Performance of 2-dimensional array vs 1-dimensional array
I was looking at one of my buddy's molecular dynamics code bases the other day and he had represented some 2D data as a 1D array. So rather than having to use two indexes he only has to keep track of one but a little math is done to figure out what position it would be in if it were 2D. So in the case of this 2D array:
two_D = [[0, 1, 2],
[3, 4, 5]]
It would be represented as:
one_D = [0, 1, 2, 3, 4, 5]
If he needed to know what was in position (1,1) of the 2D array he would do some simple algebra and get 4.
Is there any performance boost gained by using a 1D array rather than a 2D array. The data in the arrays can be called millions of times during the computation.
I hope the explanation of the data structure is clear...if not let me know and I'll try to explain it better.
Thank you :)
EDIT
The language is C
For a 2-d Array of width W and height H you can represent it as a 1-d Array of length W*H where each index
(x,y)
where x is the column and y is the row, of the 2-d array is mapped to to the index
i=y*W + x
in the 1-D array. Similarily you can use the inverse mapping:
y = i / W
x = i % W
. If you make W a power of 2 (W=2^m), you can use the hack
y = i >> m;
x = (i & (W-1))
where this optimization is restricted only to the case where W is a power of 2. A compiler would most likely miss this micro-optimization so you'd have to implement it yourself.
Modulus is a slow operator in C/C++, so making it disappear is advantageous.
Also, with large 2-d arrays keep in mind that the computer stores them in memory as a 1-d array and basically figures out the indexes using the mappings I listed above.

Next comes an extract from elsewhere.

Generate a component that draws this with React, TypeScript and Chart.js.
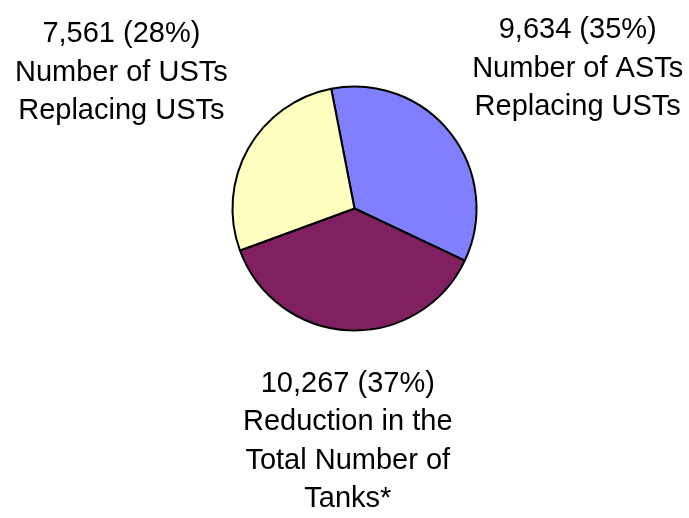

Far more important than the way that you determine these mappings is how the array is accessed. There are two ways to do it, column major and row major. The way that you traverse is more important than any other factor because it determines if you are using caching to your advantage. Please read http://en.wikipedia.org/wiki/Row-major_order .
Take a look at Performance of 2-dimensional array vs 1-dimensional array
Often 2D arrays are implemented as 1D arrays. Sometimes 2D arrays are implemented by a 1D array of pointers to 1D arrays. The first case obviously has no performance penalty compared to a 1D array, because it is identical to a 1D array. The second case might have a slight performance penalty due to the extra indirection (and additional subtle effects like decreased cache locality).
It's different for each system what kind is used, so without information about what you're using there's really no way to be sure. I'd advise to just test the performance if it's really important to you. And if the performance isn't that important, then don't worry about it.
For C, 2D arrays are 1D arrays with syntactic sugar, so the performance is identical.
You didn't mention which language this is regarding or how the 2D array would be implemented. In C 2D arrays are actually implemented as 1D arrays where C automatically performs the arithmetic on the indices to acces the right element. So it would do what your friend does anyway behind the scenes.
In other languages a 2d array might be an array of pointers to the inner arrays, in which case accessing an element would be array lookup + pointer dereference + array lookup, which is probably slower than the index arithmetic, though it would not be worth optimizing unless you know that this is a bottleneck.
oneD_index = 3 * y + x;
Where x is the position within the row and y the position in the column. Instead of 3 you use your column width. This way you can convert your 2D coordinates to a 1D coordinate.